Colin's Journal

Colin's Journal: A place for thoughts about politics, software, and daily life.

May 24th, 2004

Constitutional questions

John Kay has posted an interesting article looking at the wording of the proposed EU Constitution. He, after making the inevitable comparisons with the US constitution, calls for an EU constitution that defines the nature of the political experiment that the EU represents.

Salute by day.I have some sympathies for this request, but I think it falls down on two counts. Firstly this position overvalues what a constitution provides. The reality of justice always comes back to politics, regardless of provisions made in a constitution. The US constitution has not prevented people (US citizens and the rest of us alike) being locked up without trial or due process. How the constitution is interpreted depends entirely on those doing the interpreting, no matter how precisely worded. Similarly established rights can be upheld by those in power simply on the basis of precedence, uninhibited by the absence of specific laws granting such rights.

The second objection arises from the nature not just of the EU, but also of the constituent member states. Most EU countries’ constitutional settlements are relative new, with only Luxembourg’s going back more than a century (according to the CIA world fact book). There isn’t an accepted grand vision of what the EU will finally become. The current structure has evolved into its current state, and it will continue to change over time. Europeans have lived with changing national and supra-national arrangements for the last 50 years, and there’s little reason to see that stopping now.

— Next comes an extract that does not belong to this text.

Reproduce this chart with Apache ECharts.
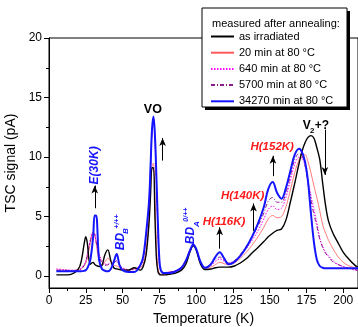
<!DOCTYPE html>
<html>
<head>
<meta charset="utf-8">
<script src="https://cdn.jsdelivr.net/npm/echarts@6/dist/echarts.min.js"></script>
<style>
  html, body { margin: 0; padding: 0; background: #fff; }
  #chart { width: 358px; height: 327px; }
</style>
</head>
<body>
<div id="chart"></div>
<script>
// temperature grid (K) shared by all curves
const temps = [
  5, 10, 15, 20, 22, 24, 25, 26, 28, 30,
  31, 32, 34, 36, 38, 40, 42, 44, 46, 48,
  50, 54, 58, 62, 64, 66, 68, 69, 70, 71,
  72, 73, 74, 75, 76, 78, 82, 86, 90, 93,
  96, 98, 100, 103, 106, 110, 113, 116, 119, 122,
  126, 130, 134, 138, 142, 146, 149, 152, 155, 158,
  161, 164, 167, 170, 172, 174, 176, 178, 180, 182,
  184, 186, 188, 190, 193, 196, 200, 204, 208, 210
];

// TSC signal (pA)
const asIrradiated = [
  0.1, 0.1, 0.15, 0.6, 1.3, 2.8, 3.3, 2.8, 1.0, 1.15,
  1.0, 0.9, 0.8, 0.9, 1.8, 2.2, 1.3, 0.7, 0.6, 0.55,
  0.5, 0.5, 0.7, 0.5, 0.8, 1.8, 4.5, 6.8, 9.1, 9.1,
  5.0, 1.5, 0.4, 0.15, 0.1, 0.1, 0.15, 0.25, 0.5, 1.0,
  2.1, 2.55, 2.2, 1.0, 0.55, 0.6, 0.7, 0.75, 0.75, 0.75,
  0.85, 1.1, 1.45, 1.95, 2.4, 2.9, 3.3, 3.6, 3.85, 3.95,
  4.7, 6.2, 7.8, 9.5, 10.5, 11.2, 11.65, 11.8, 11.6, 10.8,
  9.8, 7.8, 5.9, 4.6, 3.6, 2.9, 2.0, 1.4, 0.9, 0.75
];
const min20 = [
  0.5, 0.5, 0.45, 0.5, 0.6, 0.9, 1.1, 1.5, 2.7, 3.7,
  3.5, 2.8, 1.3, 0.9, 1.2, 1.5, 1.2, 0.9, 0.85, 0.7,
  0.6, 0.5, 0.6, 0.7, 1.0, 2.2, 5.0, 7.3, 9.2, 9.5,
  6.5, 2.5, 0.7, 0.25, 0.15, 0.1, 0.2, 0.3, 0.6, 1.1,
  2.2, 2.6, 2.2, 1.1, 0.6, 0.75, 0.95, 1.15, 1.05, 0.95,
  1.1, 1.5, 2.0, 2.6, 3.3, 4.1, 4.8, 5.1, 4.9, 5.0,
  5.8, 7.2, 8.7, 9.8, 10.2, 10.2, 9.6, 8.7, 7.6, 6.6,
  5.5, 4.3, 3.6, 3.0, 2.3, 1.7, 1.15, 0.85, 0.7, 0.65
];
const min640 = [
  0.6, 0.55, 0.5, 0.55, 0.7, 1.0, 1.3, 1.8, 3.0, 3.7,
  3.6, 3.0, 1.9, 1.3, 1.0, 1.0, 1.1, 1.2, 1.2, 0.9,
  0.7, 0.55, 0.6, 0.9, 1.4, 3.3, 6.3, 9.0, 12.0, 13.1,
  11.5, 7.8, 3.8, 1.1, 0.45, 0.3, 0.35, 0.45, 0.75, 1.3,
  2.3, 2.6, 2.25, 1.2, 0.7, 0.9, 1.2, 1.45, 1.25, 1.1,
  1.25, 1.7, 2.3, 3.0, 3.8, 4.8, 5.6, 5.9, 5.6, 5.7,
  6.6, 8.0, 9.4, 10.0, 9.9, 9.3, 8.0, 6.8, 5.6, 4.5,
  3.2, 2.5, 2.0, 1.7, 1.3, 1.0, 0.8, 0.65, 0.5, 0.45
];
const min5700 = [
  0.5, 0.5, 0.45, 0.5, 0.6, 0.9, 1.2, 1.7, 2.9, 3.6,
  3.5, 2.9, 1.7, 1.1, 0.9, 0.95, 1.0, 1.1, 1.3, 0.9,
  0.65, 0.5, 0.55, 0.9, 1.5, 3.4, 6.4, 9.1, 12.1, 13.2,
  11.6, 7.9, 3.9, 1.1, 0.45, 0.3, 0.35, 0.45, 0.75, 1.3,
  2.3, 2.6, 2.25, 1.2, 0.7, 1.0, 1.35, 1.6, 1.35, 1.1,
  1.3, 1.8, 2.5, 3.3, 4.2, 5.3, 6.3, 6.6, 6.2, 6.2,
  7.0, 8.4, 9.8, 10.3, 10.1, 9.3, 7.8, 6.4, 5.2, 4.2,
  3.1, 2.4, 1.9, 1.6, 1.2, 1.0, 0.8, 0.65, 0.55, 0.5
];
const min34270 = [
  0.4, 0.4, 0.4, 0.4, 0.4, 0.45, 0.5, 0.65, 1.3, 3.3,
  5.1, 5.1, 1.4, 0.6, 0.45, 0.4, 0.6, 1.2, 1.85, 0.9,
  0.5, 0.35, 0.35, 0.9, 1.6, 3.6, 6.3, 9.2, 12.3, 13.4,
  11.8, 8.3, 4.5, 1.4, 0.5, 0.25, 0.25, 0.4, 0.7, 1.3,
  2.2, 2.65, 2.3, 1.2, 0.7, 1.0, 1.6, 2.0, 1.5, 1.0,
  1.2, 1.7, 2.4, 3.3, 4.4, 5.8, 7.3, 7.9, 7.0, 6.5,
  7.4, 8.8, 10.2, 10.7, 10.4, 9.6, 8.0, 5.3, 2.9, 1.4,
  0.85, 0.7, 0.65, 0.65, 0.65, 0.65, 0.65, 0.65, 0.65, 0.65
];

const seriesNames = [
  'as irradiated',
  '20 min at 80 °C',
  '640 min at 80 °C',
  '5700 min at 80 °C',
  '34270 min at 80 °C'
];

const xTicks = [0, 25, 50, 75, 100, 125, 150, 175, 200];
const xMinorTicks = [12.5, 37.5, 62.5, 87.5, 112.5, 137.5, 162.5, 187.5];
const yTicks = [0, 5, 10, 15, 20];
const yMinorTicks = [2.5, 7.5, 12.5, 17.5];

// arrows: [tail, head] in data coords
const arrows = [
  [[31.1, 5.7], [31.1, 7.6]],
  [[77.2, 9.7], [77.2, 11.6]],
  [[116, 2.3], [116, 4.1]],
  [[139, 3.8], [139, 6.1]],
  [[152.2, 8.4], [152.2, 10.1]],
  [[187.5, 12.3], [187.5, 8.5]]
];

const FONT = "'Liberation Sans', Arial, sans-serif";
const BLUE = '#1414ff';
const RED = '#ff1a1a';

// peak labels, anchored in data coords; parts offset in px
const labels = [
  { at: [70.6, 14.0], color: '#000', italic: false, rot: 0, parts: [{ t: 'VO', size: 12.5 }] },
  { at: [31.1, 9.3], color: BLUE, italic: true, rot: 90, parts: [{ t: 'E(30K)', size: 12 }] },
  { at: [49.0, 2.9], color: BLUE, italic: true, rot: 90, parts: [
    { t: 'BD', size: 12 }, { t: 'B', dx: 5, dy: -10.5, size: 8 }, { t: '+/++', dx: -4.5, dy: -20, size: 7 }] },
  { at: [96.5, 3.4], color: BLUE, italic: true, rot: 90, parts: [
    { t: 'BD', size: 12 }, { t: 'A', dx: 5.5, dy: -11.5, size: 8 }, { t: '0/++', dx: -5, dy: -21, size: 7 }] },
  { at: [119, 4.6], color: RED, italic: true, rot: 0, parts: [{ t: 'H(116K)', size: 11.5 }] },
  { at: [131.6, 6.74], color: RED, italic: true, rot: 0, parts: [{ t: 'H(140K)', size: 11.5 }] },
  { at: [151.7, 10.9], color: RED, italic: true, rot: 0, parts: [{ t: 'H(152K)', size: 11.5 }] },
  { at: [175.2, 12.65], color: '#000', italic: false, rot: 0, parts: [
    { t: 'V', size: 12 }, { t: '2', dx: 5.5, dy: 5, size: 8 }, { t: '+?', dx: 15, dy: 0, size: 12 }] }
];

function pairs(ys) {
  return temps.map((t, i) => [t, ys[i]]);
}

const styles = [
  { color: '#000000', width: 1.4, type: 'solid' },
  { color: '#ff5a5a', width: 0.8, type: 'solid' },
  { color: '#ff00ff', width: 1, type: [1.5, 1.5] },
  { color: '#8b1a8b', width: 1, type: [4, 2, 1, 2] },
  { color: BLUE, width: 2, type: 'solid' }
];
const values = [asIrradiated, min20, min640, min5700, min34270];
const drawOrder = [1, 2, 3, 0, 4];

const chart = echarts.init(document.getElementById('chart'));

const series = drawOrder.map(k => {
  const s = {
    name: seriesNames[k],
    type: 'line',
    data: pairs(values[k]),
    smooth: 0.35,
    symbol: 'none',
    showSymbol: false,
    lineStyle: styles[k],
    itemStyle: { color: styles[k].color },
    z: 2 + drawOrder.indexOf(k) * 0.1
  };
  if (k === 0) {
    s.markLine = {
      silent: true,
      symbol: ['none', 'arrow'],
      symbolSize: [5, 8],
      label: { show: false },
      lineStyle: { color: '#000', width: 1, type: 'solid' },
      data: arrows.map(a => [{ coord: a[0] }, { coord: a[1] }])
    };
  }
  return s;
});

const axisCommon = {
  axisLine: { show: true, onZero: false, lineStyle: { color: '#000', width: 1 } },
  splitLine: { show: false }
};

chart.setOption({
  animation: false,
  textStyle: { fontFamily: FONT },
  grid: {
    left: 49, right: 0, top: 38, bottom: 39,
    outerBoundsMode: 'none', containLabel: false,
    show: true, borderColor: '#000', borderWidth: 1, backgroundColor: '#fff'
  },
  legend: {
    data: seriesNames,
    orient: 'vertical',
    left: 210,
    top: 31,
    itemWidth: 23,
    itemHeight: 11,
    itemGap: 5.2,
    padding: 0,
    selectedMode: false,
    z: 6,
    itemStyle: { opacity: 0 },
    textStyle: { fontSize: 11, color: '#000', fontFamily: FONT }
  },
  xAxis: [
    Object.assign({
      type: 'value', min: 0, max: 210,
      name: 'Temperature (K)', nameLocation: 'middle', nameGap: 23,
      nameTextStyle: { fontSize: 14, color: '#000', fontFamily: FONT },
      axisTick: { show: true, length: 5, customValues: xTicks, lineStyle: { color: '#000' } },
      axisLabel: { customValues: xTicks, margin: 7, fontSize: 12, color: '#000', fontFamily: FONT }
    }, axisCommon),
    {
      type: 'value', min: 0, max: 210, position: 'bottom',
      axisLine: { show: false, onZero: false },
      axisTick: { show: true, length: 3, customValues: xMinorTicks, lineStyle: { color: '#000' } },
      axisLabel: { show: false },
      splitLine: { show: false }
    }
  ],
  yAxis: [
    Object.assign({
      type: 'value', min: -1, max: 20,
      name: 'TSC signal (pA)', nameLocation: 'middle', nameGap: 27, nameRotate: 90,
      nameTextStyle: { fontSize: 14, color: '#000', fontFamily: FONT },
      axisTick: { show: true, length: 5, customValues: yTicks, lineStyle: { color: '#000' } },
      axisLabel: { customValues: yTicks, margin: 7, fontSize: 12, color: '#000', fontFamily: FONT }
    }, axisCommon),
    {
      type: 'value', min: -1, max: 20, position: 'left',
      axisLine: { show: false, onZero: false },
      axisTick: { show: true, length: 3, customValues: yMinorTicks, lineStyle: { color: '#000' } },
      axisLabel: { show: false },
      splitLine: { show: false }
    }
  ],
  series: series
});

// legend frame, title and peak labels
const graphics = [
  { type: 'rect', z: 4, silent: true, shape: { x: 205, y: 11, width: 145, height: 99 }, style: { fill: '#000' } },
  { type: 'rect', z: 5, silent: true, shape: { x: 202, y: 8, width: 145, height: 99 }, style: { fill: '#fff', stroke: '#000', lineWidth: 1 } },
  { type: 'text', z: 7, silent: true, x: 212, y: 24,
    style: { text: 'measured after annealing:', fontSize: 11, fontFamily: FONT, fill: '#000', align: 'left', verticalAlign: 'middle' } }
];

labels.forEach(lb => {
  const p = chart.convertToPixel({ xAxisIndex: 0, yAxisIndex: 0 }, lb.at);
  lb.parts.forEach(part => {
    graphics.push({
      type: 'text', z: 7, silent: true,
      x: p[0] + (part.dx || 0),
      y: p[1] + (part.dy || 0),
      rotation: lb.rot * Math.PI / 180,
      style: {
        text: part.t,
        fontSize: part.size,
        fontWeight: 'bold',
        fontStyle: lb.italic ? 'italic' : 'normal',
        fontFamily: FONT,
        fill: lb.color,
        align: 'center',
        verticalAlign: 'middle'
      }
    });
  });
});

chart.setOption({ graphic: graphics });
</script>
</body>
</html>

The value of the EU constitution comes not from establishing a final constitutional settlement, but from much more mundane benefits:

  • It enhances the power of the European Parliament, making the EU more democratic.
  • It replaces several complex treaties with one easier to understand document.
  • It simplifies the decision making process in those areas where member states agree.
  • It simplifies the kinds of laws that the EU can pass, making them easier to understand.

Although much has been made of the establishment of the EU’s legal personality, or the supremacy of the EU law over national law, these are less significant changes. They are less significant because they are, in practise, already in effect – dictated by political and judicial reality.

I’ve continued to trawl through old Venice photos, and found another picture of the Salute, this one taken during the day. I don’t normally post two pictures of the same subject close to each other, but here they make a nice contrast.